Many psychotherapists suggest that the psyche’s leadership can come from one of two posited organisational centres, depending on its self-awareness and maturity: the Ego or the Self. Of course there is much debate as to the nature of these structural concepts, since neither yield to Cartesian measurement, and there are as many psychological schools as there are religious sects. In general, the Ego is more like the state: it is understood as having responsibility for the survival and defence of the realm (or organism), and sometimes as the one who primarily wants things to be seen to be done. In ultra-protective mode, it is the creator of the False Self (which includes the ex-boarders’ Strategic Survival Personality), as my first book shows.
The Self, by contrast, concerns itself with values beyond statehood, as it were. Recognising that survival has been achieved, is a more mature locus of intra-psychic governance that assesses choice, direction and values by which to live, often for the good of more than just the individual organism. Pushing the metaphor towards its limits, one might say that the self is concerned with what in current political terms would be called its ‘legacy.’ The shift from the earlier organising centre to the riper one is what Carl Jung meant by his idea of individuation.
Another word for a sense of deeper leadership is ‘Soul’ and soul, as the radical eco-philosopher Alastair McIntosh, author of the splendid Soul and Soil, reminds us, has to do with soil or place or belonging.
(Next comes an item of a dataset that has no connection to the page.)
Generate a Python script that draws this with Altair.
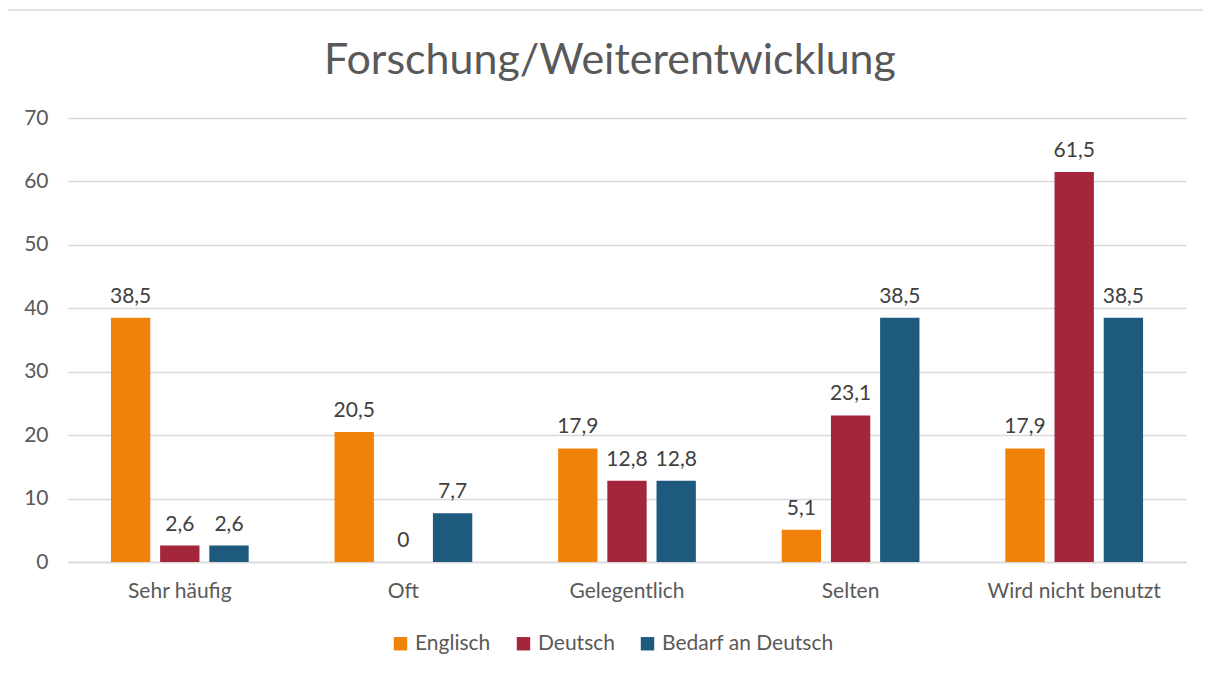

Scotland is radically different from England in this respect, because there remains something noteworthy about the indigenous nature of Scotland. An indigenous culture rests on an emotional and cultural reality of a people belonging in their soil, in their identification with place. Despite having been overrun and annexed by their southern neighbours, Scotland retains a huge, live and authentic well of belonging. It is visible in the clan system, in the cultural transition of music and poetry, in dress, in local legend and in landscape, all of which have a unifying function.
McIntosh, political activist and academic, founder of the Centre for Human Ecology at the University of Strathclyde, calls this “ensoulment of people and place.” He writes eloquently about the psychic confusion on the excellent Independence blog bellacaledonia. And in Human Ecology: Intercultural and Indigenous Approaches, an introduction to an extraordinary compilation of interdisciplinary ideas that make up what he calls ‘radical [i.e. to do with radices= roots] human ecology.’
McIntosh explains: “The ideas are consistent with what I think of as ‘the Scottish School of Human Ecology’ as part of an implicit worldwide Indigenous School – one that takes its bearings from the perennial ensoulment of people and place. They arise from a grounding that is cultural in the lives of the people in my land who have either been born with, or have come through adoption to acquire, footholds in its bio-regionally bounded communities of place. Some of these people are figures of international repute; others are little known firth of [beyond] their native soil. What melds them into the semi-homogenous compost of a worldview that I would see as Human Ecology of the Scottish School is the essential relationship between people and their place, their ecology: the experience of being and/or becoming what the Isle of Lewis poet Iain Crichton Smith described as ‘real people in a real place.’ ”
This grounded reality principle is very much in evidence in the Scottish question. If it were really honoured, it could lead toward a politics that takes its cue from the community and the land and results in a pragmatic set of desires and aspirations differentiated from the English entitlement mentality.
Wouldn’t it be great if the bullying were to backfire and the northern folk said YES! So let’s take the High Road!